Write only the number of lines holding the string "matplotlib".
--------------------------------------------------
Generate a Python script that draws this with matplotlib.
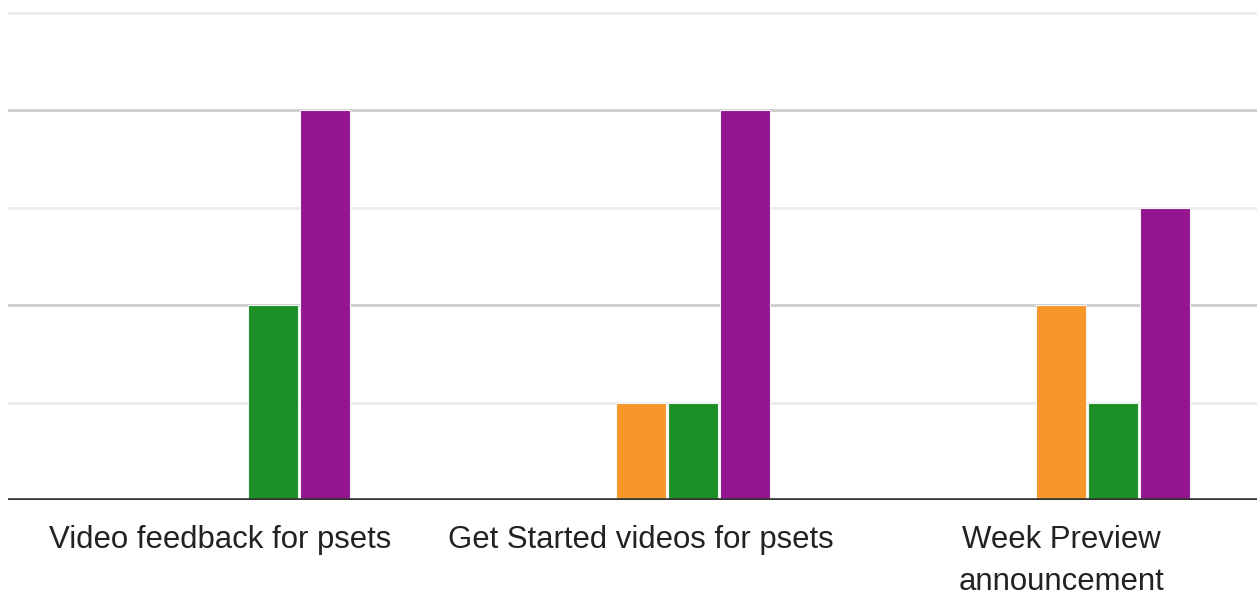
import numpy as np
import matplotlib.pyplot as plt

# Grouped bar chart of responses per course resource
categories = ["Video feedback for psets", "Get Started videos for psets", "Week Preview\nannouncement"]
series_names = ["Not useful", "Slightly useful", "Moderately useful", "Very useful", "Extremely useful"]
counts_not = [0, 0, 0]
counts_slightly = [0, 0, 0]
counts_moderately = [0, 1, 2]
counts_very = [2, 1, 1]
counts_extremely = [4, 4, 3]
colors = ["#3366cc", "#dc3912", "#f7972a", "#1c9027", "#941590"]

plt.rcParams["font.family"] = ["Liberation Sans", "DejaVu Sans"]

fig = plt.figure(figsize=(12.57, 5.95), dpi=100)
ax = fig.add_axes([8 / 1257, 95 / 595, 1 - 8 / 1257, 500 / 595])

x = np.arange(len(categories))
step = 52 / 420.5
width = 50 / 420.5
all_series = [counts_not, counts_slightly, counts_moderately, counts_very, counts_extremely]
for i, (vals, col) in enumerate(zip(all_series, colors)):
    offs = (i - 2) * step
    ax.bar(x + offs, vals, width=width, color=col, edgecolor="#f4f4f4",
           linewidth=0.8, zorder=3, label=series_names[i])

# grid lines: darker on even values, lighter on odd
for v in [1, 3, 5]:
    ax.axhline(v, color="#ebebeb", linewidth=2, zorder=1)
for v in [2, 4]:
    ax.axhline(v, color="#cccccc", linewidth=2, zorder=1)
ax.axhline(0, color="#333333", linewidth=2.6, zorder=4)

ax.set_xlim(-0.5054, 2.465)
ax.set_ylim(0, 5.13)
ax.set_yticks([])
ax.set_xticks(x)
ax.set_xticklabels(categories, fontsize=22.4, color="#222222", linespacing=1.5)
ax.tick_params(axis="x", length=0, pad=18)
for s in ax.spines.values():
    s.set_visible(False)

fig.savefig("out.png", dpi=100)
--------------------------------------------------
#### Response:
2